Robert Smith

Gordon Brown laments the ‘constitutional revolution’ of his own making

Given that Gordon Brown has hardly been seen in the Commons since losing power five years ago, it was a bit rich of him to say goodbye now. But the SNP uprising has started — it looks set to claim his own seat of Kirkcaldy — and so he’s off. In his final speech to the House of Commons today, he lamented the gradual breaking apart of the UK which was, of course, started by his own party.

After indulging in niceties towards Parliament as an institution, the Speaker and his constituents, Brown promised to devote his efforts away from Westminster to ‘the idea of Britain’ and attacked the Conservatives’ plans to devolve powers to England:

‘I leave this house feeling a huge sense of gratitude, but also with some concern.

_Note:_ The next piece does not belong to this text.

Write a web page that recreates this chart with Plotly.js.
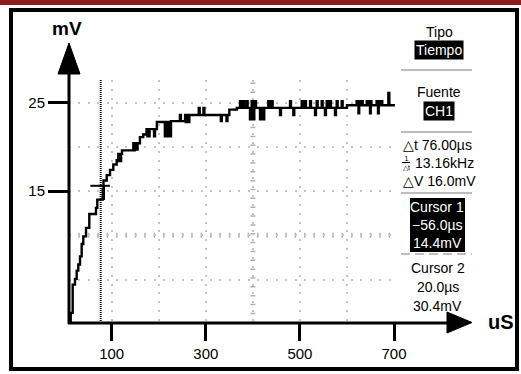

‘The UK today is fragile…Whatever the future, in the constitutional revolution that is now underway, I will fight and fight again to renew and reconstruct for a new age the idea of Britain, around shared values that can bring us together and advance a common sense of Britishness. A shared belief in tolerance, in liberty, in fairness that comes alive in unique British institutions like the National Health Service and in common policies for social justice.

‘It is because I believe in Britain’s future that I am saddened, and I am really sorry to have to say this, that for the first and only time in 300 years of the Union, it has become official government policy to create two classes of elected representatives in this House. The first class that would vote on all issues, and the second who would vote on only some.

This is to mimic the nationalists by driving a wedge between Scotland and England, and this only to head off opposition from the extremes with a direct nationalist appeal to the English electorate. It is not so much about English votes for English laws, it is English laws for English votes.’

This ‘constitutional revolution’ that Brown is saddened by is, of course, partly of his own making. The 1998 Scotland Act paved the way for a two-tier system, with Scottish MPs retaining the right to vote on English matters that devolution meant MPs south of the border could not do in return.

The former Prime Minister may seek a bipartisan consensus to keep the Union together, but by dismissing plans for English devolution simply as opportunistic vote-seeking, he adds to the chorus of party point-scoring he claims to despise. Plus, if Brown really believed in a 'shared belief in fairness', wouldn't he be more supportive of England being granted powers that Scots were given now almost two decades ago?